Well, that’s not really true. More like: “It was the best of times. It was not so bad, at times.”
Once more, we are bravely going where no Star Trek series has gone before. This is not our universe, of course. Real life would be more like “It was the the worst of times. It was the ‘what the fuck is going on? This can’t possibly be real! Would somebody please wake me up’?” … of times.
This is the latest, current run of the Star Trek universe. Our world has been without a Star Trek series for a few years. I think we are always supposed to have at least one original on the air. I’m pretty sure it’s a law, but, for some reason, we have been forced into reruns. But times, they are a’changin’ …
Now, we have two and both are bravely going wherever they are sent.
STAR TREK DISCOVERY – CBS All Access (streaming)
In this variation, the main character is not the captain, but the first officer. She’s a human raised on Vulcan by Spock’s parents. Its main story line is about the First Federation vs. Klingon war. It was shot using a huge budget. The actors are all pretty good. The show is … okay. I mean, it’s not bad. It’s good…ish.
But it has a few problems.
First, the Klingons only sort of look like Klingons. For one thing they are all bald.
Klingons are usually pretty hairy.
They’re also incredibly racist. They believe in racial purity. Every one else in the universe is inferior. And they are all victims of every other species in the galaxy. You know, like Trump supporters.
ALL the Klingon’s dialog is in Klingon. Actual Klingon. With subtitles in English!
Now, I’m as big a Star Trek nerd as anybody out there. I know there are Klingon camps you can go to learn the Klingon language. The bible has been translated into Klingon. People have Klingon weddings.
But even for me, this is one nerd-step over the line.
Second, the ship has developed some kind of biologic warp drive that takes you instantly anywhere.

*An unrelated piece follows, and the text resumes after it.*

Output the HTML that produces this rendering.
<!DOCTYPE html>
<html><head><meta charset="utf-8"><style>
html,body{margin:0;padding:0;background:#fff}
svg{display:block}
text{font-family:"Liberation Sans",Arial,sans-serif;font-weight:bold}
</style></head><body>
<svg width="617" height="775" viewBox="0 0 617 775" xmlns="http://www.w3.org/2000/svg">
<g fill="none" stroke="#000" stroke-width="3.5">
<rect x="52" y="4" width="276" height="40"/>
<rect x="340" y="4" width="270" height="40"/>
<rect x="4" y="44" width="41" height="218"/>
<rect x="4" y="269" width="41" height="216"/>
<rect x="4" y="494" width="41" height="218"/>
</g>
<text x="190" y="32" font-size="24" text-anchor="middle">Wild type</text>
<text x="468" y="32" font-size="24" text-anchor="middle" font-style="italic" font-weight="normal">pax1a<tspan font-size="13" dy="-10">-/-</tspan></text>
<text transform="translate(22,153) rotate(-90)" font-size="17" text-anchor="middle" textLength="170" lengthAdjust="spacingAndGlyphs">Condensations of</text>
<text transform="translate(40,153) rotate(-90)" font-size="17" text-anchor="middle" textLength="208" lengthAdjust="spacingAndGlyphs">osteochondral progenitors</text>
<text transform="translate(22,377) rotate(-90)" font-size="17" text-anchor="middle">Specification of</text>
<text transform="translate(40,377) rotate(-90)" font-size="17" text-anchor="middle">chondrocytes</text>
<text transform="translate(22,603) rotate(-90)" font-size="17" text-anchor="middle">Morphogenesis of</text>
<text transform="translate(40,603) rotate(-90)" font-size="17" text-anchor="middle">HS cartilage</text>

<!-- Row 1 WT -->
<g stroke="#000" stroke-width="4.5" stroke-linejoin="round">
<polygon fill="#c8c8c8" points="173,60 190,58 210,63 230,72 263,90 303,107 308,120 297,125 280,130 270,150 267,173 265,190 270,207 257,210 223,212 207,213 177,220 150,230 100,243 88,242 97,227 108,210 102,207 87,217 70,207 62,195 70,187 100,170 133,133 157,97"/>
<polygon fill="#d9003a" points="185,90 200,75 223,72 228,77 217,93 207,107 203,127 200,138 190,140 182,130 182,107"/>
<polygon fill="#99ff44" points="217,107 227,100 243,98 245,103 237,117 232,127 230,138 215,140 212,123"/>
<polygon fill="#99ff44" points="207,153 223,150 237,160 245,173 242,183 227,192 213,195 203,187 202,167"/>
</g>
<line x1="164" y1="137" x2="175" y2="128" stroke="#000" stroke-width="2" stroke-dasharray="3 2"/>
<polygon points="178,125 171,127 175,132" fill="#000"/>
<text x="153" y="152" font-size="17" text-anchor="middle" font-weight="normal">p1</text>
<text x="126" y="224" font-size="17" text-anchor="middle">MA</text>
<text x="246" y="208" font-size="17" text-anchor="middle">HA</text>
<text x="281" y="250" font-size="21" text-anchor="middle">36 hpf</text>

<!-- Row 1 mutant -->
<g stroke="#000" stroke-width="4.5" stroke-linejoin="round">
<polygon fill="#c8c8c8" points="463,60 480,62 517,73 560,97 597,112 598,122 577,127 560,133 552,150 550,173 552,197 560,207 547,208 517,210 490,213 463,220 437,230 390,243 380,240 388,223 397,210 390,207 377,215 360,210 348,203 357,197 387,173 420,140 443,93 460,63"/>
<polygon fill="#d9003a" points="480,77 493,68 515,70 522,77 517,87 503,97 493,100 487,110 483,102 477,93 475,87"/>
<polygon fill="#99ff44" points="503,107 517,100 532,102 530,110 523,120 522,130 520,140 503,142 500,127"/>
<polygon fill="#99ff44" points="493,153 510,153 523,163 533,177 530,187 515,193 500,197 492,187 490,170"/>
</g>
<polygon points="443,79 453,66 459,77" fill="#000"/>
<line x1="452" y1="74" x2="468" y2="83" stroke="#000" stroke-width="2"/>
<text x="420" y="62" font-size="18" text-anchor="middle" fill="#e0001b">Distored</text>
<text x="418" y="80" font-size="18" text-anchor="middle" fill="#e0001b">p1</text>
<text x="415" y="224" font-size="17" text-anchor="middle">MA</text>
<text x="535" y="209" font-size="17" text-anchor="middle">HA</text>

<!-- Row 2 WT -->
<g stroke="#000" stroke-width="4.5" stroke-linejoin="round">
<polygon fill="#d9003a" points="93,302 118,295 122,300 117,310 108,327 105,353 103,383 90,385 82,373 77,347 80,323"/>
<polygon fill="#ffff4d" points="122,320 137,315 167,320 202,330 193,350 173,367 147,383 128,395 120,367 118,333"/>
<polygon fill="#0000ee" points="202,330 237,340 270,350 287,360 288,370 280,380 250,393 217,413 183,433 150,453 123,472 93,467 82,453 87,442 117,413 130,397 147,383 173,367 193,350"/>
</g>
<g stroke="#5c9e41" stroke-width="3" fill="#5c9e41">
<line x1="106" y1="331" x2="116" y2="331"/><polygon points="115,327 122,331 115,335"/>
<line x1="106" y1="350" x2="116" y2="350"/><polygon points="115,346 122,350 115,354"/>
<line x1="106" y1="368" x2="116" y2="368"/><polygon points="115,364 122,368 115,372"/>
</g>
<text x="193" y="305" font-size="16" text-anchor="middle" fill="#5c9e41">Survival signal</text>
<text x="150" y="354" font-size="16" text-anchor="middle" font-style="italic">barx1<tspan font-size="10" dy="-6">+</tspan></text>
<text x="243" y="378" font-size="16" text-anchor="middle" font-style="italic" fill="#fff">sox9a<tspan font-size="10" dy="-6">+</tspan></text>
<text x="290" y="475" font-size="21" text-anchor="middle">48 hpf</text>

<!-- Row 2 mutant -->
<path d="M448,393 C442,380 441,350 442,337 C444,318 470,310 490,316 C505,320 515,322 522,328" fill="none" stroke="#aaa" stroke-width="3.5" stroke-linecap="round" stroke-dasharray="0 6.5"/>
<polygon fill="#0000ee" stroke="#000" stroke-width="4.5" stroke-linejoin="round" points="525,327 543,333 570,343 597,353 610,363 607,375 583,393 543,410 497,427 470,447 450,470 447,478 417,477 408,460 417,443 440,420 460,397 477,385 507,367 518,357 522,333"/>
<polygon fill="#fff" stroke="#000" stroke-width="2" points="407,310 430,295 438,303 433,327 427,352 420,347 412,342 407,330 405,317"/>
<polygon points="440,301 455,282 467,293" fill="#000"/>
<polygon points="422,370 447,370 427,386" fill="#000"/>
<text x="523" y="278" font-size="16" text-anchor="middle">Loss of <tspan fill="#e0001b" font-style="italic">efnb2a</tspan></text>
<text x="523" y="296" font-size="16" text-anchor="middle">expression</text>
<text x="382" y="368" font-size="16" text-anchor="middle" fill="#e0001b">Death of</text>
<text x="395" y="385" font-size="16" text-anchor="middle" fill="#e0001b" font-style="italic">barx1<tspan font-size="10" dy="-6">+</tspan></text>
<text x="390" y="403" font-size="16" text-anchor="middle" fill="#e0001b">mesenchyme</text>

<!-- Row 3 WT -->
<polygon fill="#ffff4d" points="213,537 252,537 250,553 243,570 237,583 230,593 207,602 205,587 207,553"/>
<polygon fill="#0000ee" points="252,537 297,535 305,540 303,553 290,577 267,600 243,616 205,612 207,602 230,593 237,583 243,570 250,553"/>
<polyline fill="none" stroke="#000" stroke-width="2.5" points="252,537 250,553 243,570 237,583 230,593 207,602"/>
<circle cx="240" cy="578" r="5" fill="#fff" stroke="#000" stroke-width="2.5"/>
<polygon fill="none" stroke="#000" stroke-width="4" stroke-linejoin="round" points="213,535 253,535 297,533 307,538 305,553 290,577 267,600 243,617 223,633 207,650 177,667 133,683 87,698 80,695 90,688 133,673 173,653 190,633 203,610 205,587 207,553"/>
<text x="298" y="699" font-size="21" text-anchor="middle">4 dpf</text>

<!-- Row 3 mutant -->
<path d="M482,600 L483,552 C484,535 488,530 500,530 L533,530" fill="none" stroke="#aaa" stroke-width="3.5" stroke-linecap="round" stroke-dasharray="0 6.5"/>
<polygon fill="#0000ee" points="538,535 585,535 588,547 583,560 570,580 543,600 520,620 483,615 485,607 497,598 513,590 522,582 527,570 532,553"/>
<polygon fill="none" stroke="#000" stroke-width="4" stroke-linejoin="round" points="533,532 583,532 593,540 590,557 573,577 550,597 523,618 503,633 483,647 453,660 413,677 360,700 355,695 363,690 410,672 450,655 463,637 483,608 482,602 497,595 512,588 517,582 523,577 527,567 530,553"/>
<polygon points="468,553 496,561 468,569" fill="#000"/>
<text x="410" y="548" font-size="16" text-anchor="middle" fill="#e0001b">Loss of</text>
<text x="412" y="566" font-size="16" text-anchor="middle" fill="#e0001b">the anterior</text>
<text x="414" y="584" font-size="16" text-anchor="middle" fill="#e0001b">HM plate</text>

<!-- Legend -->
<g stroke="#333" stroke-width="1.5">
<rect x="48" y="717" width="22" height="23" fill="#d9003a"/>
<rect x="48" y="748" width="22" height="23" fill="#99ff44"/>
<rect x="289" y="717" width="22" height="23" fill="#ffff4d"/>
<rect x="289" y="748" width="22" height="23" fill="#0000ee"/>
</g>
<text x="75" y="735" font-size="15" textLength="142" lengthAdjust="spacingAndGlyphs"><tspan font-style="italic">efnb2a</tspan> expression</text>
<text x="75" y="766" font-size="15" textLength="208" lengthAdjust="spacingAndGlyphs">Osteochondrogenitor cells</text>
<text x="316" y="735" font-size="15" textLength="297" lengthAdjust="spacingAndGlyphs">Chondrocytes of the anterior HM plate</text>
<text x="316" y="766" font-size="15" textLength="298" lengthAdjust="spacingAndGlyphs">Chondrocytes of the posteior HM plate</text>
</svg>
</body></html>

Basically, it’s folding space. But what happened to it later? In all the other Star Trek shows? Where did it go? Voyager sure as hell could have used something like that. They were stuck in the other half of the galaxy for seven years — not including syndication.
Black Alerts? WTF? The show’s creators say “they are taking liberties with the show.” Liberties? Did any of them actually watch the other shows? The final, really big problem is that it only airs online through CBS All Access. You have pay for it. Like Netflix or Hulu.

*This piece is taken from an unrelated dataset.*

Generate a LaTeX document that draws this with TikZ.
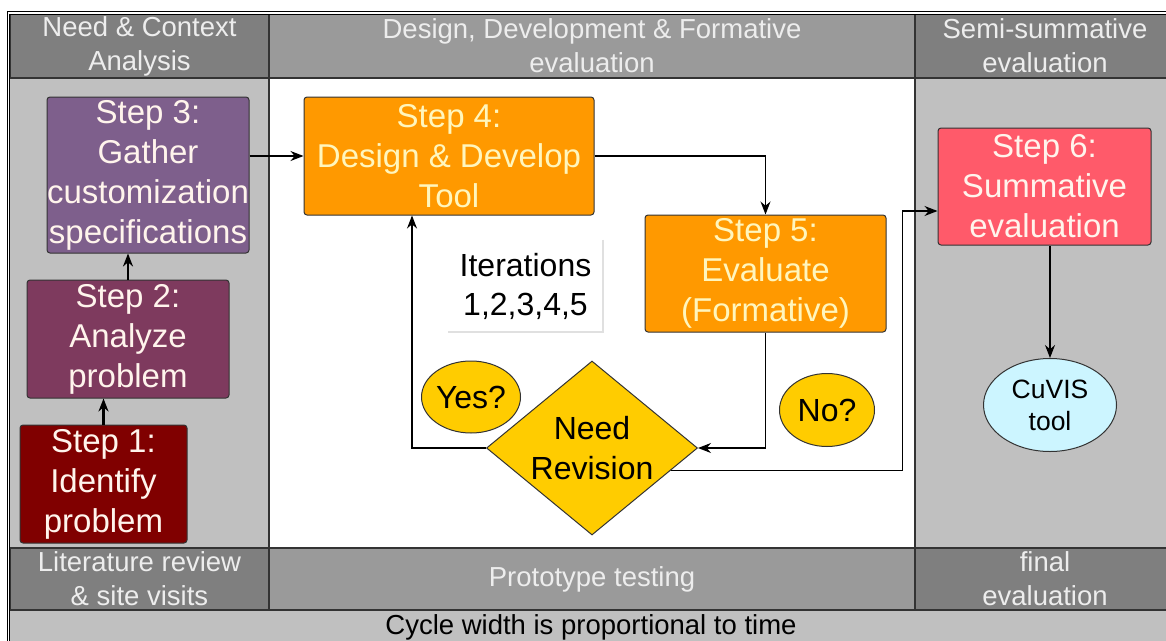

The show is very dark, but still … it’s OK. Maybe the problem is that none of, or at least, very few of the people involved in all the other Star Trek series are working on the show. That’s because they are working the other show.
THE ORVILLE – FOX Network
The Orville takes place in a very Star “Trek-ish” universe. It’s not exactly Star Trek, but really, it is.
Seth McFarland is Captain of the Planetary Union science ship, The Orville. He wasn’t the first choice for command, but the Planetary Union has over 3000 ships to man, so he got the job anyway. The show is funny. Very funny. It’s also serious.
The helm officer’s main concern is whether or not he can drink soda when he’s on duty.
Here’s a line of dialogue from one of the shows. They find a giant ship where the people on board don’t know they are on a giant ship. When they try to contact one of them, he shoots at them and they shoot him. Well, they actually just stun him. They then run into his son.
CAPTAIN: We mean you no harm.
DOCTOR: Well, you did just shoot his Dad.
CAPTAIN: Other than shooting your Dad, we mean you no harm.
The plots are really, really good. Great science fiction. They do what the original Star Trek did. Take current events and put a spin on them. In this case usually a funny spin. This is the Star Trek that needed to be made. The one about the ship with a crew of screw-ups, who smoke pot, drink a lot, love to gossip, and yet, always get the job done.
I like this show so much I usually watch each episode twice. I never do that. Maybe because it reminds me of a series I did years ago (that Marilyn created) called Sterling Bronson, Space Engineer! Why that name? Mostly because we knew if we called it any variation of Star Trek, we’d get sued. And it was an inside joke.
Excuse me, Trekker. Trekkers hate being called Trekkies. NOTE: You know how you can tell if someone is a Trekkie? They insist on being called Trekkers. But I digress.
If you’re a serious fan check out Discovery, but if you really want to see a great Star Trek series, it’s The Orville.